“We are Vanessa Guillen” is a phrase echoing across military bases, as women everywhere reel from the murder of the 20-year-old Fort Hood soldier earlier this year.
Two sailors set out to give service women and veterans a space to share their own experiences and impact a culture change within the military. Petty Officer 3rd Class Taylor Larsen and Petty Officer 2nd Class Jeri Black created Warrior’s Opposition to Rape, Trauma, and Harassment (WORTH) — a Facebook group focused on sharing stories of sexual assault, harassment, or any other negative experiences that have occurred, according to the group’s description.
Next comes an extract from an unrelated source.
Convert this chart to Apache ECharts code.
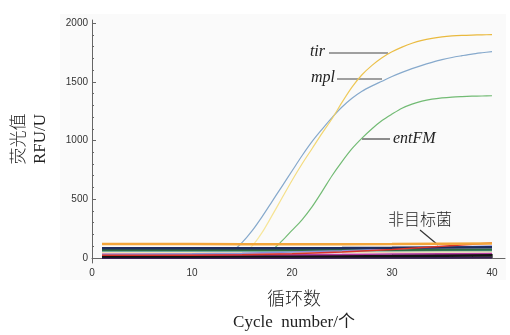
<!DOCTYPE html>
<html>
<head>
<meta charset="utf-8">
<script src="https://cdn.jsdelivr.net/npm/echarts@6/dist/echarts.min.js"></script>
<style>
	html, body { margin: 0; padding: 0; background: #fff; }
	#containerCurva { width: 510px; height: 335px; }
</style>
</head>
<body>
<div id="containerCurva"></div>
<script>
// ciclos 1..40
var ciclos = [];
for (var c = 1; c <= 40; c++) ciclos.push(c);

// curvas de amplificacion (RFU por ciclo)
var tir = [10, 10, 10, 10, 10, 10, 10, 10, 10, 10, 11, 11, 12, 14, 35, 100, 215, 360, 510, 660,
	800, 930, 1060, 1185, 1325, 1455, 1560, 1640, 1705, 1755, 1795, 1828, 1853, 1870, 1882, 1890, 1895, 1898, 1900, 1901];
var mpl = [20, 20, 20, 20, 20, 20, 20, 20, 20, 21, 22, 24, 30, 55, 130, 230, 350, 480, 610, 740,
	870, 990, 1095, 1195, 1285, 1360, 1420, 1465, 1505, 1545, 1580, 1612, 1640, 1665, 1688, 1707, 1722, 1736, 1747, 1757];
var entFM = [30, 30, 30, 30, 30, 30, 30, 30, 30, 30, 30, 30, 30, 31, 32, 34, 40, 70, 145, 235,
	325, 435, 565, 700, 820, 930, 1020, 1100, 1170, 1225, 1275, 1310, 1335, 1352, 1363, 1370, 1374, 1377, 1379, 1381];

// bacterias no objetivo (lineas base)
var ciclosBase = [1, 5, 10, 15, 20, 25, 30, 35, 40];
var baseNaranja = [118, 118, 118, 117, 117, 117, 118, 120, 122];
var baseRojo = [22, 22, 24, 28, 36, 50, 72, 100, 128];
var baseAzulOsc = [82, 82, 82, 82, 83, 84, 86, 90, 92];
var baseLavanda = [30, 32, 35, 40, 50, 62, 76, 92, 102];
var baseVerde = [68, 68, 68, 68, 68, 68, 68, 70, 72];
var baseTeal = [60, 60, 60, 60, 60, 61, 62, 63, 64];
var baseCrema = [50, 50, 50, 50, 50, 51, 52, 53, 54];
var baseRosa = [36, 36, 37, 38, 40, 44, 48, 52, 58];
var baseMagenta = [26, 26, 26, 27, 28, 30, 33, 36, 40];
var baseNegro = [15, 15, 15, 16, 16, 17, 18, 20, 22];
var baseMorado = [0, 0, 0, 0, 0, 1, 2, 2, 3];

var xLabels = [0, 10, 20, 30, 40];
var xMinor = [2, 4, 6, 8, 12, 14, 16, 18, 22, 24, 26, 28, 32, 34, 36, 38];
var yLabels = [0, 500, 1000, 1500, 2000];
var yMinor = [100, 200, 300, 400, 600, 700, 800, 900, 1100, 1200, 1300, 1400, 1600, 1700, 1800, 1900];

function pares(xs, ys) {
	return xs.map(function (x, i) { return [x, ys[i]]; });
}

function serieCurva(nombre, data, color) {
	return {
		name: nombre, type: 'line', data: pares(ciclos, data),
		showSymbol: false, smooth: 0.3, silent: true, z: 2,
		lineStyle: { color: color, width: 1.2 }
	};
}

function serieBase(data, color, ancho) {
	return {
		type: 'line', data: pares(ciclosBase, data),
		showSymbol: false, silent: true, z: 3,
		lineStyle: { color: color, width: ancho }
	};
}

function initCurva(divName) {
	var dom = document.getElementById(divName);
	var myChart = echarts.init(dom);
	var ejeTxt = { color: '#333', fontSize: 10, fontFamily: 'Liberation Sans, Arial, sans-serif', formatter: function (v) { return String(v); } };
	var serif = 'Liberation Serif, Noto Sans CJK SC, serif';
	var amarillo = new echarts.graphic.LinearGradient(0, 0, 0, 1, [
		{ offset: 0, color: '#e9b83c' },
		{ offset: 0.45, color: '#f2d670' },
		{ offset: 1, color: '#f8eba8' }
	]);

	var option = {
		animation: false,
		grid: { left: 92, right: 5, top: 20, bottom: 72 },
		xAxis: [
			{
				type: 'value', min: 0, max: 41.3,
				axisLine: { lineStyle: { color: '#666', width: 1 } },
				axisTick: { inside: true, length: 4, customValues: xLabels, lineStyle: { color: '#666' } },
				axisLabel: Object.assign({ customValues: xLabels, margin: 5 }, ejeTxt),
				splitLine: { show: false }
			},
			{
				type: 'value', min: 0, max: 41.3, position: 'bottom',
				axisLine: { show: false },
				axisTick: { inside: true, length: 2, customValues: xMinor, lineStyle: { color: '#666' } },
				axisLabel: { show: false },
				splitLine: { show: false }
			}
		],
		yAxis: [
			{
				type: 'value', min: -43, max: 2026,
				axisLine: { show: true, lineStyle: { color: '#666', width: 1 } },
				axisTick: { show: true, inside: true, length: 4, customValues: yLabels, lineStyle: { color: '#666' } },
				axisLabel: Object.assign({ customValues: yLabels, margin: 4 }, ejeTxt),
				splitLine: { show: false }
			},
			{
				type: 'value', min: -43, max: 2026, position: 'left',
				axisLine: { show: false },
				axisTick: { show: true, inside: true, length: 2, customValues: yMinor, lineStyle: { color: '#666' } },
				axisLabel: { show: false },
				splitLine: { show: false }
			}
		],
		series: [
			serieCurva('entFM', entFM, '#72bb74'),
			serieCurva('mpl', mpl, '#86a9cc'),
			serieCurva('tir', tir, amarillo),
			serieBase(baseMorado, '#3b1f57', 2),
			serieBase(baseNegro, '#141414', 3),
			serieBase(baseMagenta, '#b23aa0', 1.5),
			serieBase(baseRosa, '#e39ac0', 1.5),
			serieBase(baseCrema, '#efe3b5', 2),
			serieBase(baseTeal, '#4a9a9a', 1.5),
			serieBase(baseVerde, '#2f6e43', 2),
			serieBase(baseLavanda, '#8c8fd8', 1.5),
			serieBase(baseAzulOsc, '#1d2c5e', 2.5),
			serieBase(baseRojo, '#d8352a', 1.5),
			serieBase(baseNaranja, '#f3a53a', 2.5)
		],
		graphic: [
			// fondo gris del grafico
			{ type: 'rect', z: -10, shape: { x: 60, y: 14, width: 446, height: 266 }, style: { fill: '#fafafa' } },
			// titulo eje Y
			{ type: 'text', x: 20, y: 139, rotation: Math.PI / 2,
				style: { text: '荧光值', font: '300 17px ' + serif, fill: '#222', align: 'center', verticalAlign: 'middle' } },
			{ type: 'text', x: 41, y: 139, rotation: Math.PI / 2,
				style: { text: 'RFU/U', font: '17px ' + serif, fill: '#222', align: 'center', verticalAlign: 'middle' } },
			// titulo eje X
			{ type: 'text', x: 294, y: 300,
				style: { text: '循环数', font: '300 18px ' + serif, fill: '#222', align: 'center', verticalAlign: 'middle' } },
			{ type: 'text', x: 294, y: 323,
				style: { text: 'Cycle  number/个', font: '17px ' + serif, fill: '#222', align: 'center', verticalAlign: 'middle' } },
			// etiquetas de curvas
			{ type: 'text', x: 325, y: 52,
				style: { text: 'tir', font: 'italic 16px ' + serif, fill: '#222', align: 'right', verticalAlign: 'middle' } },
			{ type: 'line', shape: { x1: 329, y1: 53, x2: 388, y2: 53 }, style: { stroke: '#444', lineWidth: 1.2 } },
			{ type: 'text', x: 335, y: 78,
				style: { text: 'mpl', font: 'italic 16px ' + serif, fill: '#222', align: 'right', verticalAlign: 'middle' } },
			{ type: 'line', shape: { x1: 337, y1: 79, x2: 382, y2: 79 }, style: { stroke: '#444', lineWidth: 1.2 } },
			{ type: 'text', x: 393, y: 139,
				style: { text: 'entFM', font: 'italic 16px ' + serif, fill: '#222', align: 'left', verticalAlign: 'middle' } },
			{ type: 'line', shape: { x1: 362, y1: 139, x2: 390, y2: 139 }, style: { stroke: '#444', lineWidth: 1.2 } },
			{ type: 'text', x: 420, y: 221,
				style: { text: '非目标菌', font: '300 16px ' + serif, fill: '#222', align: 'center', verticalAlign: 'middle' } },
			{ type: 'line', shape: { x1: 420, y1: 230, x2: 438, y2: 245 }, style: { stroke: '#333', lineWidth: 1.2 } }
		]
	};

	if (option && typeof option === "object") {
		myChart.setOption(option, true);
	}
}

initCurva('containerCurva');
</script>
</body>
</html>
They never expected it to become a part of a viral movement.
The group has grown to over 13,000 members and 91% of the members polled within the group have one thing in common:
They were sexually harassed and/or assaulted while serving in the military and they want to change the culture from within, now.
The movement caught the attention of Master Chief Petty Officer of the Navy Russell Smith. His office opened up a line of communication this summer to talk about the current culture of the Navy and talk about possible short-term and long-term solutions.
From an organizational standpoint, the issue not only affects mission readiness, but also the long-term health and well-being of victims and military families. Studies have shown that when a perpetrator goes unchecked, it increases the risk that he or she may groom another victim and/or continue their abuse, putting the entire military community at risk.
The Navy Sexual Assault Prevention and Response Program (SAPR) isn’t just there for active-duty survivors of sexual assault. The program is for all service members.
One of the most pressing issues noted in the meeting with Smith is that many are simply unaware of the programs that they can utilize when they need help. All service members and their dependents over the age of 18 are able to utilize the following resources:
- Access to the SAFE Helpline: 1-877-995-5247, which is 24/7 support for survivors of sexual assault for all branches of the military and a great starting point for anyone wanting to report an incident.
- A Sexual Assault Response Coordinator (SARC) and Sexual Assault Prevention and Response Victim Advocates (SAPR VAs) can assist victims by helping them to file a restricted or an unrestricted report, set up counseling at Fleet and Family, or even go with them to meet with NCIS and/or to take the victim to get a SAFE kit done at a medical facility.
- Anyone that has filed a restricted report can utilize the CATCH Program, designed to help catch a serial repeat offender. Please note: changes were made to the CATCH program after the Navy launched the program and currently they are only utilizing it for restricted reports, as those offenders are not reprimanded.
- Access to professional Special Victims’ Counsel (SVC) and Victims’ Legal Counsel (VLC) who provide legal representation, support in exercising their legal rights, and help navigating the military legal justice system.
Unfortunately, even with annual training on sexual harassment and assault, both still persist.
One of the obstacles is that in many commands, training to prevent sexual harassment and assault can become another check in the box for leadership. This perception among service members can add to the current perceived rape culture of the military.
Prior to the meeting with Smith, Larsen and Black reached out to members of the WORTH group to assess ideas, possible changes and solutions they could offer to Smith and Navy leadership.
The ideas presented include:
- Starting education during the Delayed Entry Program regarding what sexual harassment and assault are, how to handle it and what resources are available to those in the DEP program.
- Obligate doctors at MEPs to disclose what they are doing during their exams and obtain consent from the patient being examined.
- Utilization of surveys so that people could privately disclose issues at their commands.
- Self-defense classes starting in basic training.
- Quarterly focus-groups of smaller groups of sailors, with the intent to give more personalized presentations.
- SAPR VAs to become their own billet or have an NEC. (Navy Enlisted Classification, which is a four digit code used to identify skills beyond the standard, such as how the Corpsman rate has an NEC for pharmacy technicians.)
- Training for senior enlisted leadership and officers to reinforce the definition of consent, harassment and what assault looks like, and how and when to intervene when they see it at their commands.
- Online reporting for victims.
- Changing the current SAPR training content to include what grooming looks like as well as putting more overall focus on the perpetrator so that people can know what precursors to look for and what types of punishment someone would face.
- Guest speakers at SAPR training, with possibilities of hearing from the perpetrators, survivors and family members of both as well as more interactive training.
- Drills to test how people handle real-life situations and find any deficiencies.
Going forward, Larson and Black say they were pleased with Smith’s receptiveness to ideas and solutions. While some solutions may not be able to be implemented Navy wide, they are excited about continuing the discussions with Smith and senior Navy leadership in 2021.